GoogleGuy smiles and maintains his position.
I should make a t-shirt like that, but not too many people would 'get it' ;)
I understand people coming at this from a 'business' perspective when their livelihood depends on the free traffic they can muster from the SEs, but that isn't an excuse (imho) for all the whining and accusations and conspiracy theories that get bantered about.
Not all 'business' needs to be so brutal and cut-throat. Sure, some will say it's needed in a capitalistic society, but I don't think so.
Apply the integrity and 'good content' theory to your whole business perspective. It pays off, I believe.
I have to admit I didn't even read the whole article.
Anyway, that's my 2 shekels.
You mean four variables? Google will do one or two, maybe three maybe not, but not four or more. Use mod-rewrite to make the URL into something that looks like folders instead. If any if the variables contain id= then Google will ignore the link as having a session ID.
If any if the variables contain id= then Google will ignore the link as having a session ID.
You sure? That's a bit amateurish for Googlebot - after all, 9/10 newbie database driven pages pass "id" as a parameter referring to the ID of a row in a database,
viewproduct.asp?id=1234
"sessid" or anything with "ses" in it I can understand (or perhaps id= where the value is over a certain number of characters and contains letters aswell as numbers), but simply not crawling on "id" alone would be a bit restrictive I would have thought.
www.somedomain.com/category_list.cfm?CatID=45
One of the quickest ways to find what files Google will index backlinks from is to check pages' backlinks. They index plenty o stuff. I tend to see a much greater variety of filetypes with the different types of searches (link: site: etc) rather than in regular serps.
That's what I was trying to say. I went back through my older established sites and checked "link" and didn't find any script or jumpmenu generated backlinks.

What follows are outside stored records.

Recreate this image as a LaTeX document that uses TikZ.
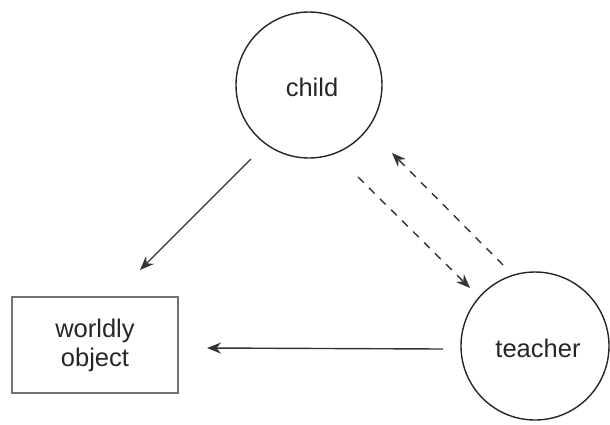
\documentclass[tikz,border=0pt]{standalone}
\usepackage{fontspec}
\setmainfont{Liberation Sans}
\usetikzlibrary{arrows.meta,calc}
\begin{document}
\begin{tikzpicture}[x=1pt,y=-1pt,
  lbl/.style={font=\fontsize{25.5}{31}\selectfont, text=black!85},
  roundnode/.style={circle, draw=black!85, line width=1.4pt, minimum size=146pt, inner sep=0pt, lbl},
  boxnode/.style={rectangle, draw=black!55, line width=1.6pt, minimum width=166pt, minimum height=96pt, inner sep=0pt, align=center, lbl},
  conn/.style={draw=black!80, line width=1.4pt, -{Stealth[length=14pt,width=11pt,inset=4.5pt]}},
  dashconn/.style={conn, dash pattern=on 8pt off 7.5pt}]
\useasboundingbox (0,0) rectangle (610,424);
\node[roundnode] (child) at (309,85) {};
\node[lbl] (childtxt) at (312,87) {child};
\node[roundnode, minimum size=148pt] (teacher) at (535,346) {};
\node[lbl] (teachertxt) at (538,348) {teacher};
\node[boxnode] (object) at (95,345) {worldly\\[-2pt]object};
% connector end points, placed relative to the nodes
\coordinate (c1) at ($(child.center)+(-58,74)$);
\coordinate (o1) at ($(object.center)+(45,-75)$);
\coordinate (t1) at ($(teacher.center)+(-92,3)$);
\coordinate (o2) at ($(object.center)+(112,3)$);
\coordinate (c2) at ($(child.center)+(49,92)$);
\coordinate (t2) at ($(teacher.center)+(-65,-58)$);
\coordinate (t3) at ($(teacher.center)+(-32,-81)$);
\coordinate (c3) at ($(child.center)+(83,68)$);
\draw[conn] (c1) -- (o1);
\draw[conn] (t1) -- (o2);
\draw[dashconn] (c2) -- (t2);
\draw[dashconn] (t3) -- (c3);
\end{tikzpicture}
\end{document}
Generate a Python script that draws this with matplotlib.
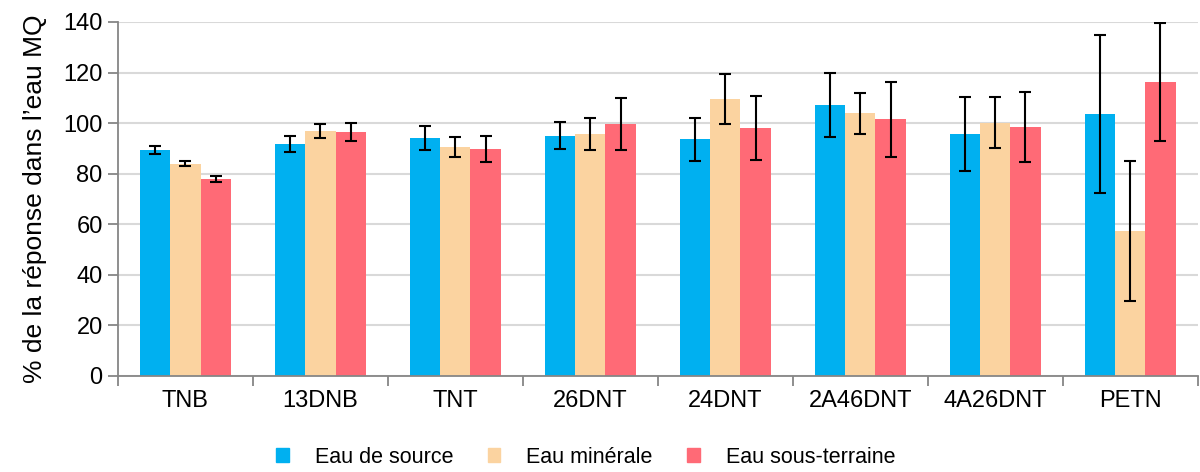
import numpy as np
import matplotlib
matplotlib.use("Agg")
import matplotlib.pyplot as plt
from matplotlib.patches import Patch

plt.rcParams['font.family'] = ['Liberation Sans', 'DejaVu Sans']

# explosives and mean recovery (%) per water type, with standard deviations
compounds = ['TNB', '13DNB', 'TNT', '26DNT', '24DNT', '2A46DNT', '4A26DNT', 'PETN']
series = ['Eau de source', 'Eau minérale', 'Eau sous-terraine']
source = [89.4, 91.7, 94.1, 95.0, 93.6, 107.2, 95.6, 103.5]
source_sd = [1.6, 3.1, 4.75, 5.3, 8.6, 12.5, 14.7, 31.2]
minerale = [84.0, 96.9, 90.6, 95.7, 109.5, 103.9, 100.2, 57.5]
minerale_sd = [1.05, 2.6, 3.9, 6.3, 10.0, 8.1, 10.1, 27.7]
souterraine = [77.9, 96.5, 89.8, 99.7, 98.1, 101.5, 98.5, 116.3]
souterraine_sd = [1.3, 3.7, 5.2, 10.3, 12.8, 14.9, 14.0, 23.4]
colors = ['#00B0F0', '#FBD3A0', '#FF6A76']

fig = plt.figure(figsize=(12, 4.72), dpi=100)
ax = fig.add_axes([0.0983, 0.2034, 0.8997, 0.75])

x = np.arange(len(compounds))
w = 0.2245
data = [(source, source_sd), (minerale, minerale_sd), (souterraine, souterraine_sd)]
for i, (vals, sd) in enumerate(data):
    ax.bar(x + (i - 1) * w, vals, w, color=colors[i], zorder=2,
           yerr=sd, error_kw=dict(ecolor='black', elinewidth=1.5, capsize=4.3, capthick=1.5, zorder=3))

ax.set_xlim(-0.5, len(compounds) - 0.5)
ax.set_ylim(0, 140)
ax.set_yticks(np.arange(0, 141, 20))
ax.yaxis.grid(True, color='#d9d9d9', linewidth=1.5, zorder=0)
ax.set_axisbelow(True)

# category boundaries get the tick marks, labels sit in between
ax.set_xticks(np.arange(-0.5, len(compounds), 1))
ax.set_xticklabels([])
ax.set_xticks(x, minor=True)
ax.set_xticklabels(compounds, minor=True)
ax.tick_params(axis='x', which='major', length=7, width=1.3, color='#868686', direction='out')
ax.tick_params(axis='x', which='minor', length=0, labelsize=17, pad=10)
ax.tick_params(axis='y', length=7, width=1.3, color='#868686', direction='out', labelsize=17, pad=4)

for s in ['top', 'right']:
    ax.spines[s].set_visible(False)
for s in ['left', 'bottom']:
    ax.spines[s].set_color('#868686')
    ax.spines[s].set_linewidth(1.3)

ax.set_ylabel('% de la réponse dans l\u2019eau MQ', fontsize=19, labelpad=12)

handles = [Patch(color=c, label=l) for c, l in zip(colors, series)]
fig.legend(handles=handles, loc='lower center', bbox_to_anchor=(0.488, -0.032), ncol=3,
           frameon=False, fontsize=15.5, handlelength=0.6, handleheight=0.6,
           handletextpad=1.2, columnspacing=1.6)

fig.savefig('out.png', dpi=100)
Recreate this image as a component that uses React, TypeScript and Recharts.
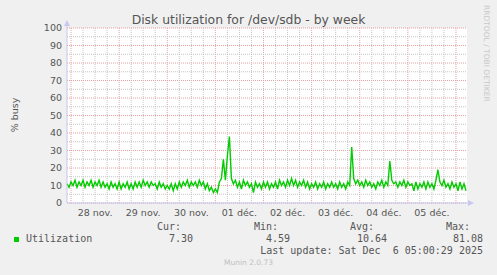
import { LineChart, Line, XAxis, YAxis, CartesianGrid, ReferenceLine } from 'recharts';

// hourly samples, starting 27 nov 22:00, last one 06 dec 05:00
const busy = [
  11, 9, 12, 10, 13, 9, 12, 10, 13, 9, 12, 10,
  13, 9, 12, 10, 13, 9, 12, 9, 11, 8, 12, 9,
  11, 8, 12, 8, 11, 9, 12, 8, 11, 8, 12, 9,
  12, 9, 13, 10, 12, 9, 12, 10, 11, 8, 12, 9,
  11, 8, 10, 8, 11, 7, 11, 8, 12, 9, 12, 10,
  13, 9, 12, 10, 12, 9, 13, 10, 12, 8, 11, 7,
  9, 6, 8, 6, 12, 14, 25, 13, 27, 38, 14, 11,
  13, 9, 12, 8, 13, 10, 12, 9, 11, 6, 12, 9,
  11, 8, 12, 9, 12, 8, 11, 9, 12, 8, 13, 10,
  12, 9, 13, 10, 14, 10, 13, 9, 12, 10, 13, 9,
  12, 8, 11, 9, 12, 8, 11, 9, 12, 8, 11, 9,
  12, 9, 11, 8, 12, 9, 11, 8, 12, 10, 32, 14,
  11, 13, 10, 12, 9, 13, 10, 12, 9, 11, 8, 12,
  10, 13, 9, 12, 10, 24, 13, 11, 12, 9, 12, 10,
  13, 9, 12, 10, 11, 7, 12, 8, 11, 9, 12, 8,
  12, 9, 11, 8, 13, 19, 12, 10, 13, 9, 11, 8,
  12, 9, 11, 7, 12, 8, 11, 7
];

const dayLabels = ['28 nov.', '29 nov.', '30 nov.', '01 déc.', '02 déc.', '03 déc.', '04 déc.', '05 déc.'];
const dayStarts = [2, 26, 50, 74, 98, 122, 146, 170, 194];
const labelTicks = [14, 38, 62, 86, 110, 134, 158, 182];
const quarterTicks = [8, 14, 20, 32, 38, 44, 56, 62, 68, 80, 86, 92, 104, 110, 116, 128, 134, 140, 152, 158, 164, 176, 182, 188];
const yTicks = [0, 10, 20, 30, 40, 50, 60, 70, 80, 90, 100];
const yMinor = [5, 15, 25, 35, 45, 55, 65, 75, 85, 95];

const statNames = ['Cur:', 'Min:', 'Avg:', 'Max:'];
const statValues = ['7.30', '4.59', '10.64', '81.08'];

const data = busy.map((v, i) => ({ t: i, v }));

const font = 'DejaVu Sans, sans-serif';
const mono = 'DejaVu Sans Mono, monospace';
const txt = '#555555';
const minorGrid = '#C4C4C4';

export default function App() {
  const headRight = [181, 278, 374, 470];
  const valRight = [193, 290, 387, 483];
  return (
    <div style={{ position: 'absolute', left: 0, top: 0, width: 497, height: 275, background: '#F0F0F0', overflow: 'hidden' }}>
      <div style={{ position: 'absolute', left: 0, width: 497, top: 12, textAlign: 'center', fontFamily: font, fontSize: 12.4, color: txt }}>
        Disk utilization for /dev/sdb - by week
      </div>
      <div style={{ position: 'absolute', left: 482, top: 5, writingMode: 'vertical-rl', fontFamily: font, fontSize: 7.5, color: '#C8C8C8', whiteSpace: 'pre' }}>
        RRDTOOL / TOBI OETIKER
      </div>
      <div style={{ position: 'absolute', left: 6, top: 115, transform: 'translate(-50%, -50%) rotate(-90deg)', transformOrigin: 'center', marginLeft: 8, fontFamily: font, fontSize: 9.5, color: txt, whiteSpace: 'nowrap' }}>
        % busy
      </div>

      <LineChart width={497} height={275} data={data} margin={{ top: 28, right: 30, bottom: 52, left: 0 }} style={{ position: 'absolute', left: 0, top: 0 }}>
        <CartesianGrid
          horizontalValues={yTicks}
          verticalValues={dayStarts}
          stroke="#E8A0A0"
          strokeDasharray="1 1"
          fill="#FFFFFF"
          fillOpacity={1}
        />
        {yMinor.map((y) => (
          <ReferenceLine key={'h' + y} y={y} stroke={minorGrid} strokeDasharray="1 1" />
        ))}
        {quarterTicks.map((t) => (
          <ReferenceLine key={'v' + t} x={t} stroke={minorGrid} strokeDasharray="1 1" />
        ))}
        <XAxis
          dataKey="t"
          type="number"
          domain={[0, 199.5]}
          ticks={labelTicks}
          tickFormatter={(t: number) => dayLabels[labelTicks.indexOf(t)]}
          tickLine={false}
          axisLine={{ stroke: '#C8C8F0' }}
          tickSize={4}
          height={20}
          tick={{ fill: txt, fontSize: 9.5, fontFamily: font }}
          interval={0}
        />
        <YAxis
          domain={[0, 100]}
          ticks={yTicks}
          tickLine={false}
          axisLine={{ stroke: '#C8C8F0' }}
          tickSize={5}
          tickMargin={0}
          width={67}
          tick={{ fill: txt, fontSize: 9.5, fontFamily: font }}
          interval={0}
        />
        <Line dataKey="v" stroke="#00CC00" strokeWidth={1.4} dot={false} isAnimationActive={false} />
      </LineChart>

      <svg width={497} height={275} style={{ position: 'absolute', left: 0, top: 0, pointerEvents: 'none' }}>
        <line x1={67} y1={28} x2={67} y2={22} stroke="#C8C8F0" />
        <polygon points="64,26 67,20 70,26" fill="#C8C8F0" />
        <line x1={467} y1={203} x2={470} y2={203} stroke="#C8C8F0" />
        <polygon points="468,200 474,203 468,206" fill="#C8C8F0" />
      </svg>

      <div style={{ position: 'absolute', left: 14, top: 237, width: 5, height: 5, background: '#00CC00' }} />
      <div style={{ position: 'absolute', left: 26, top: 233, fontFamily: mono, fontSize: 10, color: txt, lineHeight: '12px' }}>Utilization</div>
      {statNames.map((s, i) => (
        <div key={s} style={{ position: 'absolute', right: 497 - headRight[i], top: 221, fontFamily: mono, fontSize: 10, color: txt, lineHeight: '12px' }}>{s}</div>
      ))}
      {statValues.map((s, i) => (
        <div key={s} style={{ position: 'absolute', right: 497 - valRight[i], top: 233, fontFamily: mono, fontSize: 10, color: txt, lineHeight: '12px' }}>{s}</div>
      ))}
      <div style={{ position: 'absolute', right: 497 - 483, top: 245, fontFamily: mono, fontSize: 10, color: txt, lineHeight: '12px', whiteSpace: 'pre' }}>
        Last update: Sat Dec  6 05:00:29 2025
      </div>
      <div style={{ position: 'absolute', left: 0, width: 497, top: 258, textAlign: 'center', fontFamily: font, fontSize: 7.5, color: '#C0C0C0', lineHeight: '10px' }}>
        Munin 2.0.73
      </div>
    </div>
  );
}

And yet, that's clearly the future of the web.
In my case, from a "reality" perspective- those sites are the most signifigant ones that link to our organizational sites. Way more significant that some plain HTML links that Google does appear to pick up.
If Google is looking at backlinks from script generated pages in their asessment of the new site, (As G-guy seems to imply) they aren't showing those backlinks in the "links" search function, (in the sites that I checked.) (And I double checked a few known ones to make certain they were PR 4 or higher.)